- [ENTRIES SHOWN]:

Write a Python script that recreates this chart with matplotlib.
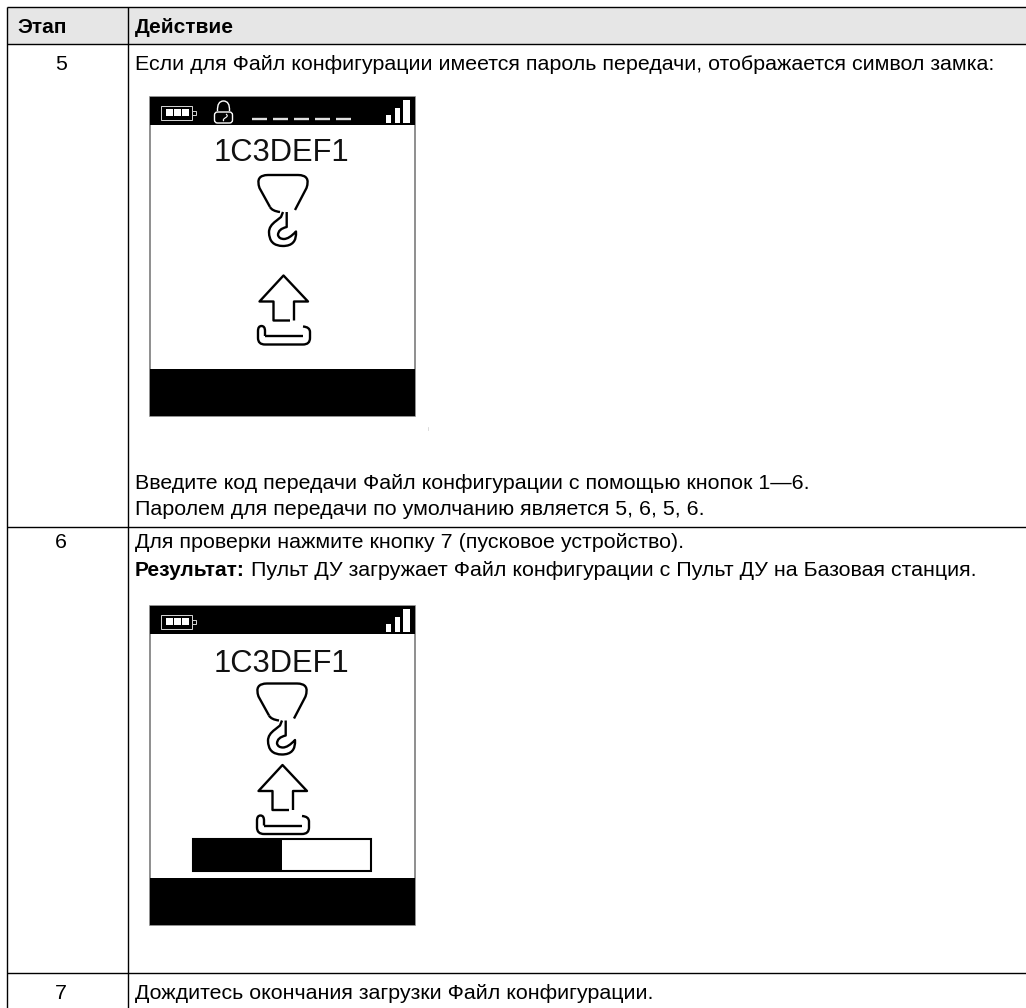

...

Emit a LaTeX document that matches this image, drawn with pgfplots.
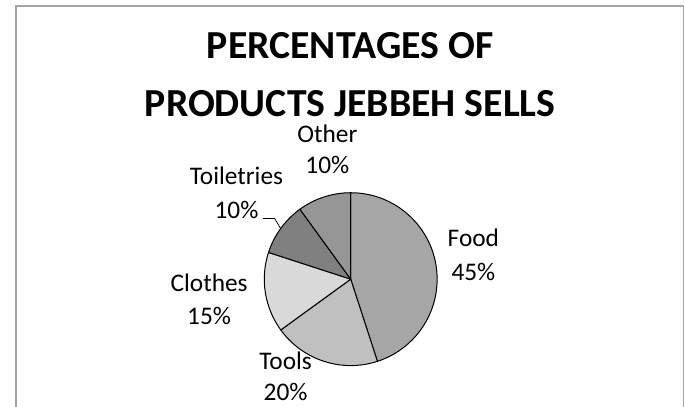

...

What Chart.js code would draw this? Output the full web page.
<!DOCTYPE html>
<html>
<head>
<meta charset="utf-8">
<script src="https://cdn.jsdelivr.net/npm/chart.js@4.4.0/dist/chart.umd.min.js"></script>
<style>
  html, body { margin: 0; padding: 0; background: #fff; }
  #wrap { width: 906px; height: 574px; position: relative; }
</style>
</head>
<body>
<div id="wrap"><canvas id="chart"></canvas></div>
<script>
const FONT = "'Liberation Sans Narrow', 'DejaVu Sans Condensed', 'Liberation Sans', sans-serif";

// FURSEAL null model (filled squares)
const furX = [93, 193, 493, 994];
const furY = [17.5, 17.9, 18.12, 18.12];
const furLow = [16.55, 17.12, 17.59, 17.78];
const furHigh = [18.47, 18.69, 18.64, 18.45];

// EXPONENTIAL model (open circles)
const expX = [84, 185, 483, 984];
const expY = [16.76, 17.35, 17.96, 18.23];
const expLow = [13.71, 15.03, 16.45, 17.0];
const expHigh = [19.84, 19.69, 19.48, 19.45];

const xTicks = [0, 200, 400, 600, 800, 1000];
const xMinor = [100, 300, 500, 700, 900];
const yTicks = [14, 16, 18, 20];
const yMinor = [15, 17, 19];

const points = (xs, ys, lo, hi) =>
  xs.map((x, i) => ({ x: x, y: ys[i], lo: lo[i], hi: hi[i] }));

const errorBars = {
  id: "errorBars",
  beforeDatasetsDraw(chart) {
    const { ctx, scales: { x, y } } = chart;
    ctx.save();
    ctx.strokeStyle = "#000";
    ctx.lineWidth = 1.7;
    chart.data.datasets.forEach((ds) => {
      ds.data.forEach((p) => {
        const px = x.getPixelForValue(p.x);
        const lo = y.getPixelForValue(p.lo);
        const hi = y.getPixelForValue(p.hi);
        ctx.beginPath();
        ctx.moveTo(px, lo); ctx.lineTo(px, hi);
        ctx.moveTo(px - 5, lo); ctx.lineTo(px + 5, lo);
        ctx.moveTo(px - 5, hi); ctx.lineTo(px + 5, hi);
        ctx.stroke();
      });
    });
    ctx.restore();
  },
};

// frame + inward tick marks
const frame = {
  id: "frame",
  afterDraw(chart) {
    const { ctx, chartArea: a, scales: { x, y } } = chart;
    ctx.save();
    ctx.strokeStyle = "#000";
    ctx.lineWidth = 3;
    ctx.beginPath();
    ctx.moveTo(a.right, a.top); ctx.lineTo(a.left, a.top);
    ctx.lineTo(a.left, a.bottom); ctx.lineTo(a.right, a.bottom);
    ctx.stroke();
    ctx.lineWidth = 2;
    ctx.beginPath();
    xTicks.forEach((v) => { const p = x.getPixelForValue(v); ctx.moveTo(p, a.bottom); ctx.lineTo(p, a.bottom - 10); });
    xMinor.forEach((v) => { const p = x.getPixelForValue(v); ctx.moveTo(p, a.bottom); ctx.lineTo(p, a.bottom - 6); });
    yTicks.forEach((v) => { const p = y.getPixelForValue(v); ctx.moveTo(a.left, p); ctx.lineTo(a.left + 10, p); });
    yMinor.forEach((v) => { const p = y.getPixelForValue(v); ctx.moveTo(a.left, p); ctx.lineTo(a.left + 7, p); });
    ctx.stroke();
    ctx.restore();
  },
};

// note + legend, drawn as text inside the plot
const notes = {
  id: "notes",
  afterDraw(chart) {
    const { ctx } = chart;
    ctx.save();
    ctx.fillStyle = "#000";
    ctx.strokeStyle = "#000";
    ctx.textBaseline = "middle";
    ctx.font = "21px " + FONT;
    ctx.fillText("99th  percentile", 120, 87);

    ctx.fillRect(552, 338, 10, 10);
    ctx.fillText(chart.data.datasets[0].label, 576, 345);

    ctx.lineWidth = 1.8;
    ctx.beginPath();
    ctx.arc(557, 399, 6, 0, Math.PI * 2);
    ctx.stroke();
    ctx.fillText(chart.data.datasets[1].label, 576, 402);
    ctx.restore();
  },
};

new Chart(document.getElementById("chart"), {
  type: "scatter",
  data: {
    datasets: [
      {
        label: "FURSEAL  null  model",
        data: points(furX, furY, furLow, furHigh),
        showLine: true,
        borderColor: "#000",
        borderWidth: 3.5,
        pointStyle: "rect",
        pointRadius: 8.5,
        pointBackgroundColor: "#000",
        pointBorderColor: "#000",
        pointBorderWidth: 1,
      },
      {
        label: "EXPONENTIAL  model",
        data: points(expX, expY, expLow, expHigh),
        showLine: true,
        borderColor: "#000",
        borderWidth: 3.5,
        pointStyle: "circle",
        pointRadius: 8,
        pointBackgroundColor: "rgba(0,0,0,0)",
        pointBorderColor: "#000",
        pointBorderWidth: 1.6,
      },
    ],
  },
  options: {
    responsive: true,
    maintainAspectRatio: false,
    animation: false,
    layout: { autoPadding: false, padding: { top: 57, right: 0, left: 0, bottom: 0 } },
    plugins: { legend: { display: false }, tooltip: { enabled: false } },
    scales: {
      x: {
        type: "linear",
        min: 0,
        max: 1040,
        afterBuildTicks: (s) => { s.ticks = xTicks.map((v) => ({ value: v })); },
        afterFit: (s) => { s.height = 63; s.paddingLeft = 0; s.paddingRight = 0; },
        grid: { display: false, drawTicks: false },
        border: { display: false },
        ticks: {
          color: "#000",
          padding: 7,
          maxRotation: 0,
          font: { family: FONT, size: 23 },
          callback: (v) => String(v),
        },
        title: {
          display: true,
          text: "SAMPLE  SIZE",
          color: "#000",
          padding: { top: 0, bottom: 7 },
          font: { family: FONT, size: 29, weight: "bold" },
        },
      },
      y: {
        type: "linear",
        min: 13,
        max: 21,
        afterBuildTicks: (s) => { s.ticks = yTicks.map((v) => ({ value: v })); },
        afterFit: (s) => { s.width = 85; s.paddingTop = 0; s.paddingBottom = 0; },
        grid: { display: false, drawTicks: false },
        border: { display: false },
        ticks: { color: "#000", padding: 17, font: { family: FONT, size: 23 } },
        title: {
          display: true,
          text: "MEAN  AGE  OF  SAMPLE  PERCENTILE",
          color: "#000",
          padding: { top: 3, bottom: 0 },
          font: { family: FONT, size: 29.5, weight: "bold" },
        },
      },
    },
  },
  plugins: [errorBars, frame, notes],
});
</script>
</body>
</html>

- [GOAL OF THE EXERCISE]: Where a line holds the string "script", copy that line.

- [RESPONSE]:
Write a Python script that recreates this chart with matplotlib.
<script src="https://cdn.jsdelivr.net/npm/chart.js@4.4.0/dist/chart.umd.min.js"></script>
<script>
</script>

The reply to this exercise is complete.